Alexander is clearly a stand-in for Bergman, even if the film is set ten years before the writer/director’s birth. It’s not a literal autobiography, even if it dramatizes a conflict that likely tormented the young Ingmar’s soul.
The story begins on Christmas Eve, 1907. Fanny and Alexander’s family is a large one, and they come together to celebrate the holiday with great love and boisterous joy. They’re a theatrical family, and the energy and openness that comes with that profession. The family matriarch is a financially secure, retired actress. Her oldest son, Fanny and Alexander’s father, runs the local theater. There are two other sons, daughters-in-law, additional grandchildren, and servants, and Bergman spends considerable time introducing them and letting us enjoy their company.
It isn’t all happiness, of course. There are adulteries, and one brother struggling with finances, a collapsing marriage, and his own self-loathing. Not surprisingly, he’s the only one not in the theater business. Yet he is also the one who entertains the children with his remarkable ability to fart on cue.
But the real tragedy comes after Christmas, and more than an hour into the picture, when Fanny and Alexander’s father takes sick during a rehearsal and dies soon afterwards. Foreboding, indeed. The play being rehearsed was Hamlet, and the father was to play the ghost.
And like Hamlet, Alexander watches helplessly while his widowed mother remarries too soon, and makes a very poor choice of mate. The local bishop is an austere and serious man with strict Calvinist leanings. He lives with his mother and sister in a hard and cold house–both physically and emotionally. For Fanny and even more for the imaginative Alexander, life becomes a living hell.
It’s best if you discover the rest of the story by yourself.
Criterion did their usual beautiful job on the transfer. The film is presented with very slight pillarboxing to retain the original 1.66×1 aspect ratio; the black bars disappear entirely if your TV has even a slight overscan problem. The 1080p transfer looks sumptuous, bringing out the details of the family’s rich, creative, and happy home, as well as the coldness of the bishop’s residence.
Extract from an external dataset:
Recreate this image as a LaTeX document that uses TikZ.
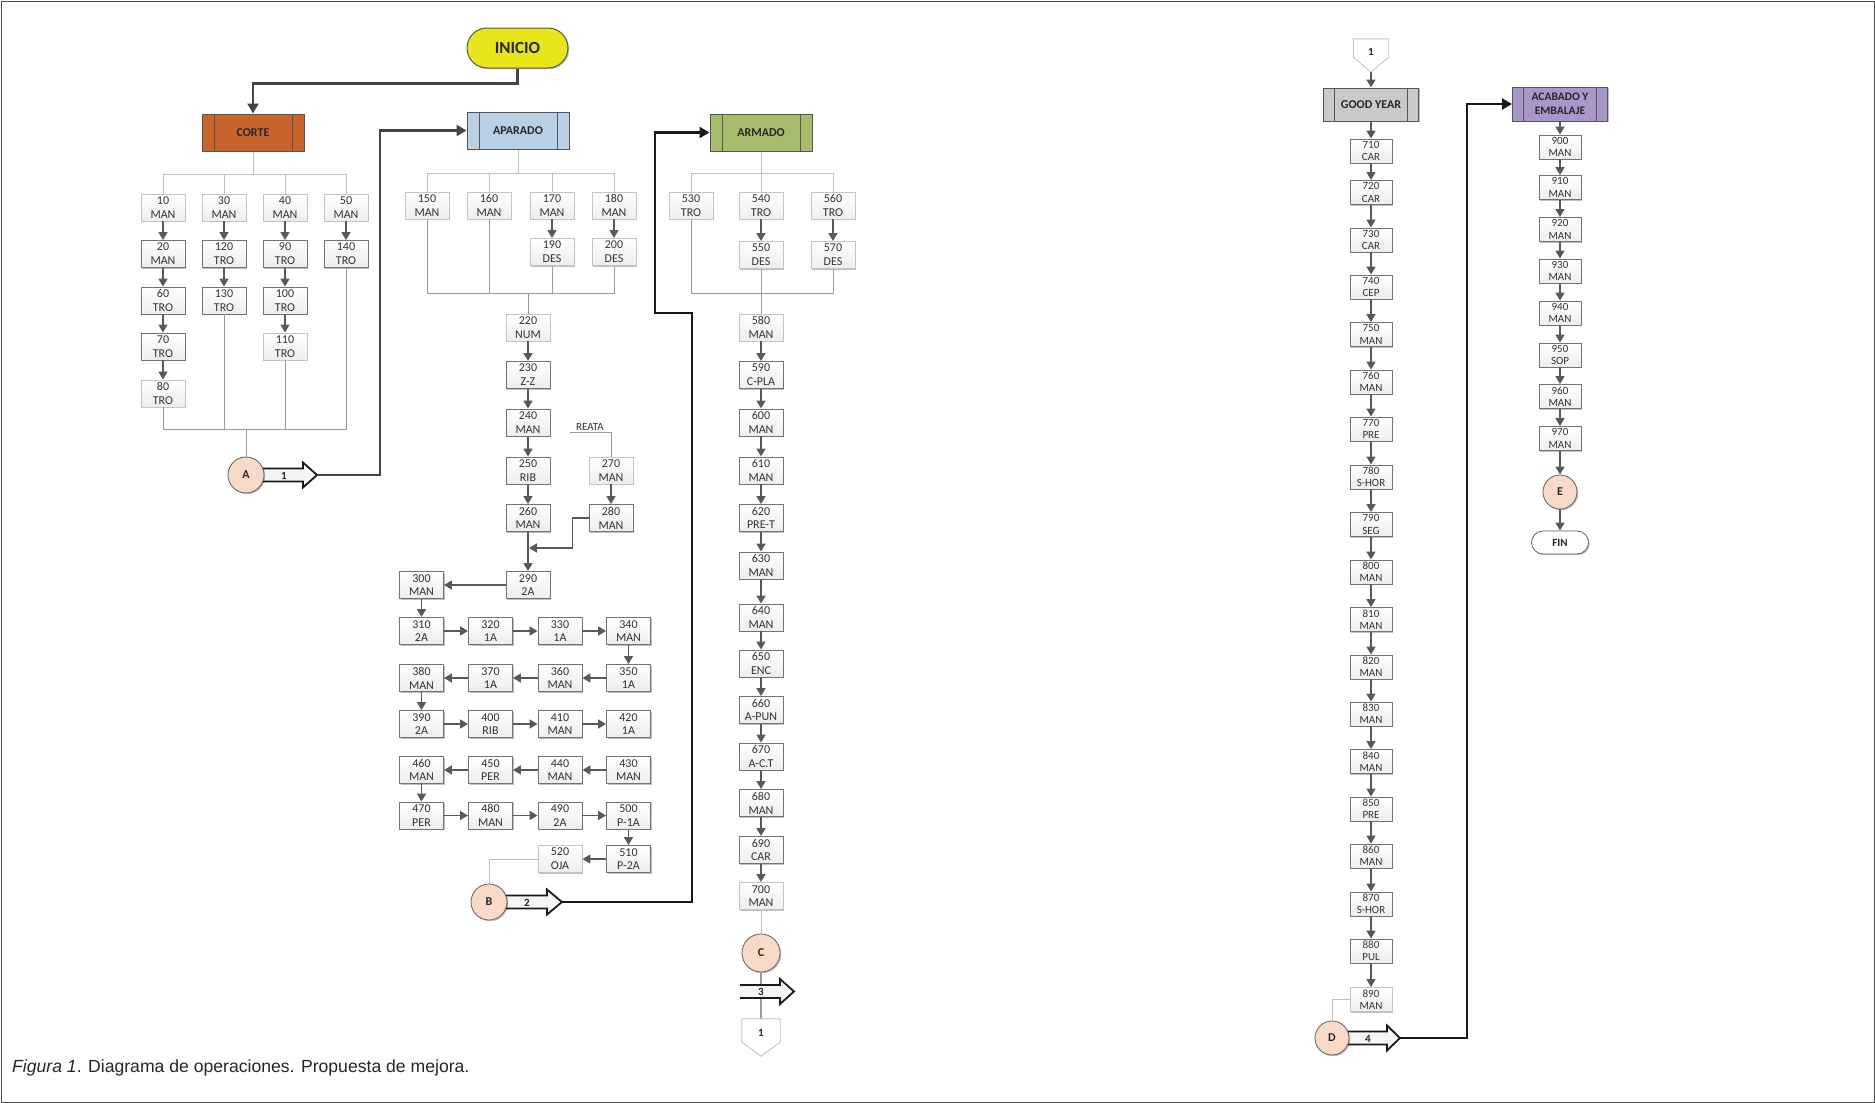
\documentclass[tikz,border=0pt]{standalone}
\usepackage{fontspec}
\setmainfont{Carlito}
\newfontfamily\capfont{Liberation Sans}
\usetikzlibrary{arrows.meta,shadows}
\definecolor{corte}{HTML}{C9642C}
\definecolor{apar}{HTML}{B9D0E7}
\definecolor{arm}{HTML}{A6BC6C}
\definecolor{gyc}{HTML}{C8C9CA}
\definecolor{acab}{HTML}{A997CC}
\definecolor{inicio}{HTML}{E9E51B}
\definecolor{peach}{HTML}{F9DAC6}
\definecolor{arrc}{HTML}{595959}
\definecolor{bigc}{HTML}{454545}
\definecolor{boxd}{HTML}{737373}
\definecolor{boxl}{HTML}{C4C4C4}
\definecolor{boxbot}{HTML}{EDEDED}
\definecolor{tlc}{HTML}{C0C0C0}
\definecolor{tlc2}{HTML}{9A9A9A}
\definecolor{txt}{HTML}{333333}
\definecolor{hdrline}{HTML}{555555}
\definecolor{hdrtxt}{HTML}{262626}
\newcommand\blkarr[5]{%
  \fill[blkfill] (#1,#4-6.5) -- (#2,#4-6.5) -- (#2,#4-12.5) -- (#3,#4) -- (#2,#4+12.5) -- (#2,#4+6.5) -- (#1,#4+6.5) -- cycle;
  \draw[blkline] (#1,#4-6.5) -- (#2,#4-6.5) -- (#2,#4-12.5) -- (#3,#4) -- (#2,#4+12.5) -- (#2,#4+6.5) -- (#1,#4+6.5);
  \coordinate (#5) at (#3,#4);}
\begin{document}
\begin{tikzpicture}[x=1pt,y=-1pt,
  shd/.style={drop shadow={shadow xshift=1.2pt,shadow yshift=-1.2pt,opacity=0.25,fill=black}},
  opbox/.style={rectangle,draw=boxd,line width=0.9pt,top color=white,bottom color=boxbot,
    minimum width=44pt,minimum height=27pt,inner sep=0pt,align=center,
    font=\fontsize{12}{13.8}\selectfont,text=txt,shd},
  lbox/.style={opbox,draw=boxl},
  sbox/.style={opbox,minimum width=42pt,minimum height=24pt,font=\fontsize{11}{12.2}\selectfont},
  slbox/.style={sbox,draw=boxl},
  sect/.style={rectangle,draw=hdrline,line width=1pt,minimum width=102pt,minimum height=37pt,
    inner sep=1pt,align=center,font=\bfseries\fontsize{12}{14}\selectfont,text=hdrtxt,shd,
    path picture={\draw[hdrline,line width=1pt]
      ([xshift=#1]path picture bounding box.north west) -- ([xshift=#1]path picture bounding box.south west)
      ([xshift=-#1]path picture bounding box.north east) -- ([xshift=-#1]path picture bounding box.south east);}},
  sect/.default=12pt,
  circ/.style={circle,draw=gray!75!black,line width=0.8pt,fill=peach,minimum size=36pt,inner sep=0pt,
    font=\bfseries\fontsize{12}{13}\selectfont,text=hdrtxt,shd},
  arr/.style={draw=arrc,line width=1.6pt,-{Triangle[length=8pt,width=9pt]}},
  big/.style={draw=bigc,line width=2.2pt,-{Triangle[length=10pt,width=11pt]}},
  bigk/.style={draw=black!90,line width=2.4pt,-{Triangle[length=10pt,width=11pt]}},
  tl/.style={draw=tlc,line width=0.9pt},
  tl2/.style={draw=tlc2,line width=0.9pt},
  blkfill/.style={fill=gray!8},
  blkline/.style={draw=black!90,line width=1.8pt,line join=miter},
  lbl/.style={font=\bfseries\fontsize{11}{12}\selectfont,text=hdrtxt,inner sep=0pt},
  offp/.style={draw=boxl,line width=0.9pt,fill=white}
]
\useasboundingbox (0,0) rectangle (1875,1103);
\draw[gray!60!black,line width=1pt] (1,1) rectangle (1874,1102);

% ---------- headers ----------
\node[draw=hdrline,line width=1pt,fill=inicio,rounded corners=20pt,minimum width=101pt,minimum height=40pt,
  font=\bfseries\fontsize{17}{19}\selectfont,text=black!85,shd] (inicio) at (517.5,48) {INICIO};
\node[sect,fill=corte] (corte) at (253,132.5) {CORTE};
\node[sect,fill=apar] (aparado) at (518,130.5) {APARADO};
\node[sect,fill=arm] (armado) at (761,132.5) {ARMADO};
\node[sect=11pt,fill=gyc,minimum width=95pt,minimum height=33pt] (gy) at (1371,104.5) {GOOD YEAR};
\node[sect=11pt,fill=acab,minimum width=95pt,minimum height=34pt,font=\bfseries\fontsize{11.5}{13.5}\selectfont] (acab) at (1560,104) {ACABADO Y\\EMBALAJE};

% ---------- CORTE ----------
\node[lbox] (n10) at (163,207.5) {10\\MAN};
\node[opbox] (n20) at (163,254) {20\\MAN};
\node[opbox] (n60) at (163,300.5) {60\\TRO};
\node[opbox] (n70) at (163,346.5) {70\\TRO};
\node[lbox] (n80) at (163,393.5) {80\\TRO};
\node[lbox] (n30) at (224,207.5) {30\\MAN};
\node[opbox] (n120) at (224,254) {120\\TRO};
\node[opbox] (n130) at (224,300.5) {130\\TRO};
\node[lbox] (n40) at (285,207.5) {40\\MAN};
\node[opbox] (n90) at (285,254) {90\\TRO};
\node[opbox] (n100) at (285,300.5) {100\\TRO};
\node[lbox] (n110) at (285,346.5) {110\\TRO};
\node[lbox] (n50) at (346,207.5) {50\\MAN};
\node[opbox] (n140) at (346,254) {140\\TRO};

% ---------- APARADO ----------
\node[lbox] (n150) at (427,205.5) {150\\MAN};
\node[lbox] (n160) at (489,205.5) {160\\MAN};
\node[lbox] (n170) at (552,205.5) {170\\MAN};
\node[lbox] (n180) at (614,205.5) {180\\MAN};
\node[lbox] (n190) at (552,252) {190\\DES};
\node[lbox] (n200) at (614,252) {200\\DES};
\node[lbox] (n220) at (528,327.5) {220\\NUM};
\node[opbox] (n230) at (528,375) {230\\Z-Z};
\node[opbox] (n240) at (528,422.5) {240\\MAN};
\node[opbox] (n250) at (528,470.5) {250\\RIB};
\node[opbox] (n260) at (528,518) {260\\MAN};
\node[lbox] (n270) at (611,470.5) {270\\MAN};
\node[opbox] (n280) at (611,518) {280\\MAN};
\node[opbox] (n290) at (528,585) {290\\2A};
\node[opbox] (n300) at (421.5,585) {300\\MAN};
\node[opbox] (n310) at (421.5,631) {310\\2A};
\node[opbox] (n320) at (490.5,631) {320\\1A};
\node[opbox] (n330) at (560,631) {330\\1A};
\node[opbox] (n340) at (628.5,631) {340\\MAN};
\node[opbox] (n380) at (421.5,678) {380\\MAN};
\node[opbox] (n370) at (490.5,678) {370\\1A};
\node[opbox] (n360) at (560,678) {360\\MAN};
\node[opbox] (n350) at (628.5,678) {350\\1A};
\node[opbox] (n390) at (421.5,724) {390\\2A};
\node[opbox] (n400) at (490.5,724) {400\\RIB};
\node[opbox] (n410) at (560,724) {410\\MAN};
\node[opbox] (n420) at (628.5,724) {420\\1A};
\node[opbox] (n460) at (421.5,770) {460\\MAN};
\node[opbox] (n450) at (490.5,770) {450\\PER};
\node[opbox] (n440) at (560,770) {440\\MAN};
\node[opbox] (n430) at (628.5,770) {430\\MAN};
\node[opbox] (n470) at (421.5,815.5) {470\\PER};
\node[opbox] (n480) at (490.5,815.5) {480\\MAN};
\node[opbox] (n490) at (560,815.5) {490\\2A};
\node[opbox] (n500) at (628.5,815.5) {500\\P-1A};
\node[lbox] (n520) at (560,859) {520\\OJA};
\node[opbox] (n510) at (628.5,859) {510\\P-2A};
\node[font=\fontsize{11}{12}\selectfont,text=txt,anchor=base,inner sep=0pt] (reata) at (590,430.5) {REATA};

% ---------- ARMADO ----------
\node[lbox] (n530) at (691,205.5) {530\\TRO};
\node[lbox] (n540) at (761,205.5) {540\\TRO};
\node[lbox] (n560) at (833,205.5) {560\\TRO};
\node[lbox] (n550) at (761,255) {550\\DES};
\node[lbox] (n570) at (833,255) {570\\DES};
\node[lbox] (n580) at (761,327.5) {580\\MAN};
\node[opbox] (n590) at (761,375) {590\\C-PLA};
\node[opbox] (n600) at (761,422.5) {600\\MAN};
\node[opbox] (n610) at (761,470.5) {610\\MAN};
\node[opbox] (n620) at (761,518) {620\\PRE-T};
\node[opbox] (n630) at (761,565.5) {630\\MAN};
\node[opbox] (n640) at (761,617.5) {640\\MAN};
\node[opbox] (n650) at (761,663.5) {650\\ENC};
\node[opbox] (n660) at (761,710) {660\\A-PUN};
\node[opbox] (n670) at (761,756.5) {670\\A-C.T};
\node[opbox] (n680) at (761,803) {680\\MAN};
\node[opbox] (n690) at (761,850) {690\\CAR};
\node[lbox] (n700) at (761,896) {700\\MAN};

% ---------- GOOD YEAR ----------
\foreach \n/\t/\y in {710/CAR/151,720/CAR/192.5,730/CAR/240,740/CEP/287,750/MAN/334.5,760/MAN/382,
  770/PRE/429,780/S-HOR/477,790/SEG/524.5,800/MAN/572,810/MAN/619.5,820/MAN/667,830/MAN/714,
  840/MAN/761.5,850/PRE/809,860/MAN/856,870/S-HOR/904,880/PUL/951}
  \node[sbox] (n\n) at (1371,\y) {\n\\\t};
\node[slbox] (n890) at (1371,999.5) {890\\MAN};

% ---------- ACABADO ----------
\foreach \n/\t/\y in {900/MAN/147,910/MAN/187.5,920/MAN/229.5,930/MAN/271,940/MAN/313,950/SOP/355,
  960/MAN/396.5,970/MAN/438.5}
  \node[sbox] (n\n) at (1560,\y) {\n\\\t};
\node[draw=gray!75!black,line width=0.8pt,fill=white,rounded corners=11.5pt,minimum width=57pt,minimum height=23pt,
  font=\bfseries\fontsize{11}{12}\selectfont,text=hdrtxt,shd] (fin) at (1560,542.5) {FIN};

% ---------- tree lines ----------
\coordinate (ct) at (0,174);
\coordinate (cb) at (0,429);
\coordinate (at) at (0,173);
\coordinate (ab) at (0,293);
\draw[tl] (corte.south) -- (corte.south |- ct);
\draw[tl] (n10.north) |- (n50.north |- ct) -- (n50.north);
\draw[tl] (n30.north) -- (n30.north |- ct);
\draw[tl] (n40.north) -- (n40.north |- ct);
\draw[tl2] (n80.south) |- (n140.south |- cb) -- (n140.south);
\draw[tl2] (n130.south) -- (n130.south |- cb);
\draw[tl2] (n110.south) -- (n110.south |- cb);

\draw[tl] (aparado.south) -- (aparado.south |- at);
\draw[tl] (n150.north) |- (n180.north |- at) -- (n180.north);
\draw[tl] (n160.north) -- (n160.north |- at);
\draw[tl] (n170.north) -- (n170.north |- at);
\draw[tl2] (n150.south) |- (n200.south |- ab) -- (n200.south);
\draw[tl2] (n160.south) -- (n160.south |- ab);
\draw[tl2] (n190.south) -- (n190.south |- ab);
\draw[tl2] (n220.north) -- (n220.north |- ab);

\draw[tl] (armado.south) -- (armado.south |- at);
\draw[tl] (n530.north) |- (n560.north |- at) -- (n560.north);
\draw[tl] (n540.north) -- (n540.north |- at);
\draw[tl2] (n530.south) |- (n570.south |- ab) -- (n570.south);
\draw[tl2] (n550.south) -- (n550.south |- ab);
\draw[tl2] (n580.north) -- (n580.north |- ab);

\coordinate (rl) at (570,432.5);
\draw[tl2] (rl) -| (n270.north);

% ---------- chain arrows ----------
\foreach \a/\b in {10/20,20/60,60/70,70/80,30/120,120/130,40/90,90/100,100/110,50/140,
  170/190,180/200,220/230,230/240,240/250,250/260,260/290,270/280,290/300,300/310,310/320,320/330,
  330/340,340/350,350/360,360/370,370/380,380/390,390/400,400/410,410/420,430/440,440/450,450/460,
  460/470,470/480,480/490,490/500,500/510,510/520,
  540/550,560/570,580/590,590/600,600/610,610/620,620/630,630/640,640/650,650/660,660/670,670/680,680/690,690/700,
  710/720,720/730,730/740,740/750,750/760,760/770,770/780,780/790,790/800,800/810,810/820,820/830,830/840,
  840/850,850/860,860/870,870/880,880/890,
  900/910,910/920,920/930,930/940,940/950,950/960,960/970}
  \draw[arr] (n\a) -- (n\b);
\coordinate (mg) at (529,548);
\draw[arr] (n280.west) -- ++(-16,0) |- (mg);
\draw[arr] (gy) -- (n710);
\draw[arr] (acab) -- (n900);

% ---------- off-page connectors ----------
\node[minimum width=38pt,minimum height=23pt,inner sep=0pt] (off2) at (761,1030.5) {};
\node[minimum width=35pt,minimum height=18pt,inner sep=0pt] (off1) at (1371,48) {};

\node[circ,minimum size=38pt] (C) at (761,953) {C};
\draw[tl] (n700.south) -- (C.north);
\draw[tl2,line width=1.4pt] (C.south) -- (off2.north);

% ---------- block arrows ----------
\blkarr{246}{303}{317}{475}{atip}
\blkarr{489}{547}{562}{902}{btip}
\blkarr{740}{780}{794}{991.5}{ctip}
\blkarr{1332}{1387}{1400}{1038}{dtip}
\node[lbl] (l1) at (284,475.5) {1};
\node[lbl] (l2) at (527,902.5) {2};
\node[lbl] (l3) at (761,992) {3};
\node[lbl] (l4) at (1368,1038.5) {4};

\draw[offp] (off2.north west) -- (off2.north east) -- (off2.south east) -- ([yshift=-14pt]off2.south) -- (off2.south west) -- cycle;
\node[lbl] (o2l) at (761,1033) {1};
\draw[offp] (off1.north west) -- (off1.north east) -- (off1.south east) -- ([yshift=-15pt]off1.south) -- (off1.south west) -- cycle;
\node[lbl] (o1l) at (1371,52) {1};
\draw[arr] ([yshift=-15pt]off1.south) -- (gy.north);

% ---------- circles ----------
\node[circ] (A) at (246,475) {A};
\node[circ] (B) at (489,902) {B};
\node[circ,minimum size=34pt] (D) at (1332,1038) {D};
\node[circ,minimum size=34pt] (E) at (1560,492) {E};
\draw[tl2] (A.north) -- (A.north |- cb);
\draw[tl] (n520.west) -| (B.north);
\draw[tl] (n890.west) -| (D.north);
\draw[arr] (n970) -- (E);
\draw[arr] (E) -- (fin);

% ---------- main connectors ----------
\draw[big] (inicio.south) -- ++(0,15) -| (corte.north);
\draw[big] (atip) -- ++(63,0) |- (aparado.west);
\draw[bigk] (btip) -- ++(130,0) -- ++(0,-589) -- ++(-37,0) |- (armado.west);
\draw[bigk,line width=2pt] (dtip) -- ++(67,0) |- (acab.west);

% ---------- caption ----------
\node[anchor=west,font=\capfont\fontsize{17.6}{20}\selectfont,text=black!85,inner sep=0pt] (cap) at (12,1068)
  {\textit{Figura 1}. Diagrama de operaciones. Propuesta de mejora.};
\end{tikzpicture}
\end{document}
The audio is uncompressed PCM mono. This is as good as the picture could sound and still be the soundtrack that Bergman signed off on.
There’s also an English-dubbed version in case you love Ingmar Bergman but can’t read.
This disc has one extra, a commentary track by film scholar Peter Cowie. So far, I’ve gotten about half-way through it, and look forward to the other half. Fortunately, like most Criterion titles, it supports bookmarking, so I can easily return to where I left off.
Disk 1: The Television Series
I have a confession: As I write this, trying to post this review before the disc goes on sale Tuesday morning, I have only seen about half of this version.
So far, the long version offers little additional story and considerable more atmosphere and character. In one amazing scene, Fanny and Alexander’s father entertains the children by picking up a battered chair and improvising a royal and fantastic history of its original owners. In one stunningly entertaining sequence, Bergman shows us where Alexander acquired the imagination that will get him into trouble with his future stepfather.
In the big Christmas dinner scene, this version emphasizes something that an inattentive person might not recognize in the theatrical cut. The household servants sit and socialize with their employers, a once-a-year event that nevertheless emphasizes the love that all of these people have for each other.
The mother’s decision to remarry after the death of her beloved husband isn’t quite as sudden, here. We’re told that more than a year has gone by. Bergman makes the bishop’s early attraction to this beautiful blonde actress clear in this version, and we know that she’s grown tired of the theater and is looking for something different.
Somehow, Criterion managed to fit more than five hours of HD video onto this one single-sided Blu-ray disc. I don’t think it looks as good as the theatrical version, but I don’t have the equipment necessary to truly compare them. I may be prejudiced because I have a hard time believing that you could put so much video on one disc and not sacrifice quality.
On the other hand, this cut was made for standard definition TV. Putting it in HD on a Blu-ray makes it look better than anything Berman imagined when he cut it.
The audio is again uncompressed PCM mono, and I can’t complain.
There are no extras on this disk.
Disc 3: The Extras
Disc 3’s centerpiece is The Making of “Fanny and Alexander,” a feature-length documentary edited by Bergman himself. Comprised of 16mm footage of the production, its only narration is occasional silent-film-like intertitles, some of them mocking the director himself. It’s at times self-indulgent, but at other times fascinating. In its best moments, the camera follows Bergman and his cast and crew as they carefully block out a technically difficult scene. Then we see the finished shot, allowing us to associate the challenges in creating the shot with the emotional impact we experienced when we first saw the shot in context.
The disc also contains a couple of other documentaries, both made for Swedish television, plus assorted stills and the theatrical trailer.
A short book included in the box contains three essays on the film.
Ingmar Bergman was thinking about retirement when he made Fanny and Alexander (or at least semi-retirement–he continued to write screenplays and direct stage plays). Yet he made a masterpiece about youth. Criterion has done it justice.